La campagne qui environnait Gjatz était très-fertile. Les champs étaient presque tous semés de seigles bons à couper. Cependant on voyait çà et là de vastes trouées que les chevaux cosaques y avaient laissées dans leur fuite. J'ai comparé depuis l'aspect de ces campagnes, au mois de novembre, avec ce qu'il était en septembre. Quelle chose horrible que la guerre! Quelques jours avant la bataille, Napoléon, accompagné de deux de ses maréchaux, alla visiter en se promenant les environs de la ville. À la veille de ce grand événement, il causait de tout avec calme. Il parlait de ce pays comme il aurait parlé d'une belle et bonne province de France. À l'entendre, les greniers de l'armée étaient tout trouvés. Il y aurait là d'excellens quartiers d'hiver. Le premier soin de l'administration qu'il établirait à Gjatz serait d'encourager l'agriculture; puis il montrait du doigt à ses maréchaux les riantes sinuosités de la rivière qui donne son nom à la ville. Il paraissait ravi de la perspective qu'il avait devant les yeux. Jamais je ne vis l'empereur livré à d'aussi douces émotions; jamais je ne vis tant de sérénité répandue sur sa figure, tant de calme dans sa conversation. Jamais aussi je ne n'eus plus grande idée de sa force d'âme.

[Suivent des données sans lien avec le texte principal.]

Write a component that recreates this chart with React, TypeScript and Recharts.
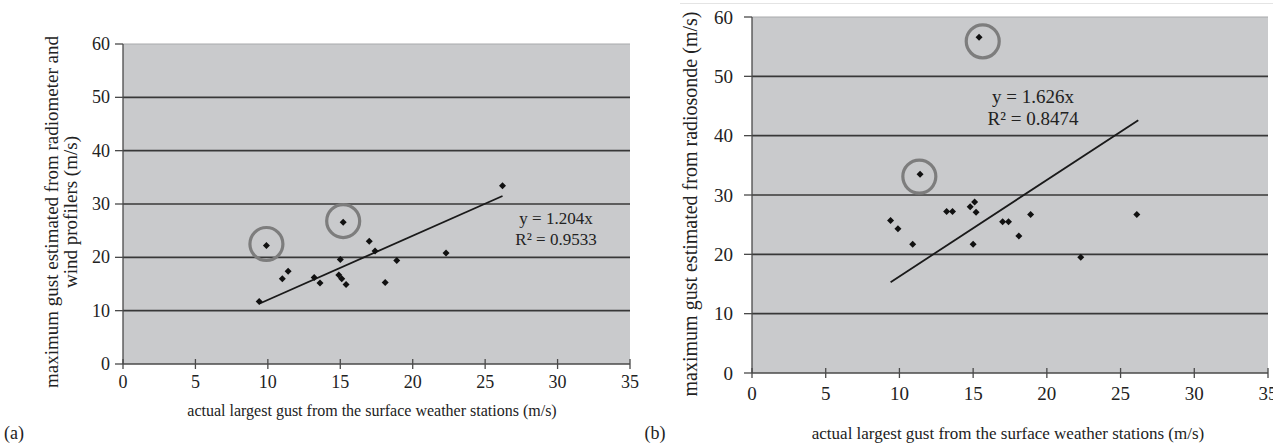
import React from "react"
import {
  ScatterChart,
  Scatter,
  XAxis,
  YAxis,
  CartesianGrid,
  ReferenceLine,
  ReferenceDot,
} from "recharts"

// panel (a): radiometer + wind profilers
const actualA = [9.4, 9.9, 11.0, 11.4, 13.2, 13.6, 14.9, 15.0, 15.1, 15.2, 15.4, 17.0, 17.4, 18.1, 18.9, 22.3, 26.2]
const estimatedA = [11.7, 22.2, 16.0, 17.4, 16.2, 15.2, 16.7, 19.6, 16.0, 26.6, 14.9, 23.0, 21.2, 15.3, 19.4, 20.8, 33.4]
const trendA = [
  { x: 9.4, y: 11.3 },
  { x: 26.2, y: 31.5 },
]
const circlesA = [
  { x: 9.9, y: 22.5 },
  { x: 15.2, y: 26.8 },
]

// panel (b): radiosonde
const actualB = [9.4, 9.9, 10.9, 11.4, 13.2, 13.6, 14.8, 15.0, 15.1, 15.2, 15.4, 17.0, 17.4, 18.1, 18.9, 22.3, 26.1]
const estimatedB = [25.7, 24.3, 21.7, 33.5, 27.2, 27.2, 28.0, 21.7, 28.8, 27.1, 56.6, 25.5, 25.5, 23.1, 26.7, 19.5, 26.7]
const trendB = [
  { x: 9.4, y: 15.3 },
  { x: 26.2, y: 42.6 },
]
const circlesB = [
  { x: 11.35, y: 33.1 },
  { x: 15.65, y: 55.9 },
]

const xTicks = [0, 5, 10, 15, 20, 25, 30, 35]
const yTicks = [0, 10, 20, 30, 40, 50, 60]
const gridLines = [10, 20, 30, 40, 50]

const pointsA = actualA.map((x, i) => ({ x, y: estimatedA[i] }))
const pointsB = actualB.map((x, i) => ({ x, y: estimatedB[i] }))

const FONT = '"Liberation Serif", "Times New Roman", serif'
const TEXT = "#222"

function Diamond(props: any) {
  const { cx, cy } = props
  const s = 3.5
  return (
    <polygon
      points={`${cx},${cy - s} ${cx + s},${cy} ${cx},${cy + s} ${cx - s},${cy}`}
      fill="#111"
    />
  )
}

function makeXTick(labelOffset: number, fontSize: number) {
  return (props: any) => {
    const { x, y, payload } = props
    return (
      <g>
        <line x1={x} x2={x} y1={y - 5} y2={y + 5} stroke="#4a4a4a" strokeWidth={1.3} />
        <text
          x={x}
          y={y + labelOffset}
          textAnchor="middle"
          dominantBaseline="central"
          style={{ fontFamily: FONT, fontSize }}
          fill={TEXT}
        >
          {payload.value}
        </text>
      </g>
    )
  }
}

function makeYTick(labelGap: number, fontSize: number) {
  return (props: any) => {
    const { x, y, payload } = props
    return (
      <g>
        <line x1={x - 8} x2={x} y1={y} y2={y} stroke="#4a4a4a" strokeWidth={1.3} />
        <text
          x={x - labelGap}
          y={y}
          textAnchor="end"
          dominantBaseline="central"
          style={{ fontFamily: FONT, fontSize }}
          fill={TEXT}
        >
          {payload.value}
        </text>
      </g>
    )
  }
}

interface PanelProps {
  points: Array<{ x: number; y: number }>
  trend: Array<{ x: number; y: number }>
  circles: Array<{ x: number; y: number }>
  width: number
  margin: { top: number; right: number; bottom: number; left: number }
  xLabelOffset: number
  yLabelGap: number
  tickFont: number
}

function Panel({ points, trend, circles, width, margin, xLabelOffset, yLabelGap, tickFont }: PanelProps) {
  return (
    <ScatterChart width={width} height={447} margin={margin}>
      <CartesianGrid horizontal={false} vertical={false} fill="#c9cacc" />
      <XAxis
        type="number"
        dataKey="x"
        domain={[0, 35]}
        ticks={xTicks}
        interval={0}
        height={30}
        tickSize={0}
        tickMargin={0}
        tickLine={false}
        axisLine={{ stroke: "#4a4a4a", strokeWidth: 1.3 }}
        tick={makeXTick(xLabelOffset, tickFont)}
      />
      <YAxis
        type="number"
        dataKey="y"
        domain={[0, 60]}
        ticks={yTicks}
        interval={0}
        width={40}
        tickSize={0}
        tickMargin={0}
        tickLine={false}
        axisLine={{ stroke: "#4a4a4a", strokeWidth: 1.3 }}
        tick={makeYTick(yLabelGap, tickFont)}
      />
      {gridLines.map((v) => (
        <ReferenceLine key={v} y={v} stroke="#383838" strokeWidth={1.6} />
      ))}
      <ReferenceLine y={60} stroke="#a8a9ab" strokeWidth={1} />
      <ReferenceLine
        segment={[trend[0], trend[1]]}
        stroke="#1a1a1a"
        strokeWidth={1.8}
      />
      {circles.map((c, i) => (
        <ReferenceDot key={i} x={c.x} y={c.y} r={16.5} fill="none" stroke="#7d7d7d" strokeWidth={3.2} />
      ))}
      <Scatter data={points} shape={Diamond} isAnimationActive={false} />
    </ScatterChart>
  )
}

const abs = (left: number, top: number, size = 17): React.CSSProperties => ({
  position: "absolute",
  left,
  top,
  transform: "translate(-50%, -50%)",
  whiteSpace: "nowrap",
  fontFamily: FONT,
  fontSize: size,
  color: TEXT,
  lineHeight: 1,
})

const rot = (left: number, top: number, size = 19): React.CSSProperties => ({
  ...abs(left, top, size),
  transform: "translate(-50%, -50%) rotate(-90deg)",
  textAlign: "center",
  lineHeight: "19px",
})

export default function App() {
  return (
    <div
      style={{
        position: "absolute",
        left: 0,
        top: 0,
        width: 1273,
        height: 447,
        background: "#fff",
        overflow: "hidden",
      }}
    >
      <div style={{ position: "absolute", left: 0, top: 0 }}>
        <Panel
          points={pointsA}
          trend={trendA}
          circles={circlesA}
          width={640}
          margin={{ top: 44, right: 10, bottom: 53, left: 83 }}
          xLabelOffset={18}
          yLabelGap={13}
          tickFont={18}
        />
      </div>
      <div style={{ position: "absolute", left: 640, top: 0 }}>
        <Panel
          points={pointsB}
          trend={trendB}
          circles={circlesB}
          width={633}
          margin={{ top: 17, right: 5, bottom: 44, left: 72 }}
          xLabelOffset={20}
          yLabelGap={19}
          tickFont={19}
        />
      </div>

      <div style={{ position: "absolute", left: 680, top: 3, width: 593, height: 1, background: "#e4e4e4" }} />

      <div style={abs(556, 218, 17)}>y = 1.204x</div>
      <div style={abs(556, 239, 17)}>R² = 0.9533</div>
      <div style={abs(1033, 96, 19)}>y = 1.626x</div>
      <div style={abs(1033, 118, 19)}>R² = 0.8474</div>

      <div style={abs(372, 411, 16)}>actual largest gust from the surface weather stations (m/s)</div>
      <div style={abs(1008, 433, 17)}>actual largest gust from the surface weather stations (m/s)</div>

      <div style={rot(61, 212)}>
        maximum gust estimated from radiometer and
        <br />
        wind profilers (m/s)
      </div>
      <div style={rot(690, 204, 20)}>maximum gust estimated from radiosonde (m/s)</div>

      <div style={abs(14, 433, 18)}>(a)</div>
      <div style={abs(655, 433, 18)}>(b)</div>
    </div>
  )
}
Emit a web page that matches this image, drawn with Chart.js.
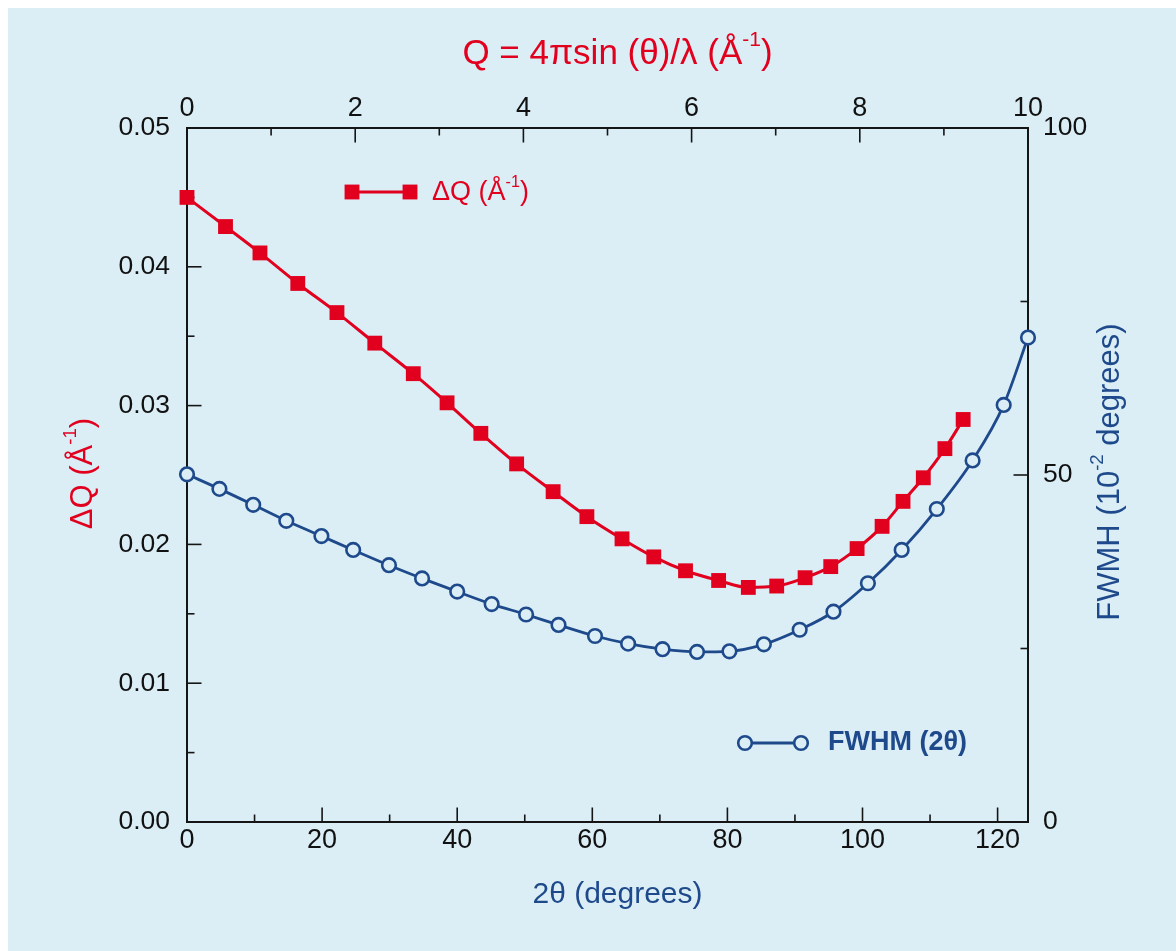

Le 5 septembre, l'empereur monta sur les hauteurs de Borodino pour embrasser d'un seul coup d'œil la position respective des deux armées. Le temps était couvert. Bientôt tombe une de ces pluies fines et froides, telles qu'il en tombe assez ordinairement aux approches de l'automne. Cette pluie ressemble de loin à un brouillard assez dense. L'empereur essaya de se servir de ses lunettes, mais cette espèce de voile qui couvrait toute la campagne l'empêchait de voir; il s'impatienta. La pluie, qui, chassée par le vent, venait en biais, s'arrêtait sur les verres de ses lunettes; il les fit essuyer à diverses reprises, étant fort vexé de cette contrariété.

La température était froide et humide; il demanda son manteau, s'en enveloppa, et dit qu'il n'était plus possible d'y tenir, qu'il fallait retourner au quartier général; il rentra dans sa tente et se jeta sur son lit; il dormit un peu. En se réveillant, il me dit: «Constant, allez voir, je crois entendre du bruit dehors.» Je sortis et je revins, lui annonçant l'arrivée du général Caulaincourt. L'empereur sauta à bas du lit, et courut au devant du général, lui demandant avec inquiétude: «M'amenez-vous des prisonniers?» Le général lui répondit qu'on ne pouvait faire de prisonniers, parce que les soldats russes se faisaient tuer plutôt que de se rendre. L'empereur s'écria de suite: «Qu'on amène toute l'artillerie.» Il avait jugé que, tout se préparant pour faire de cette guerre une guerre d'extermination, le canon devait épargner le plus possible à ses troupes la fatigue de tirer des feux de mousquet.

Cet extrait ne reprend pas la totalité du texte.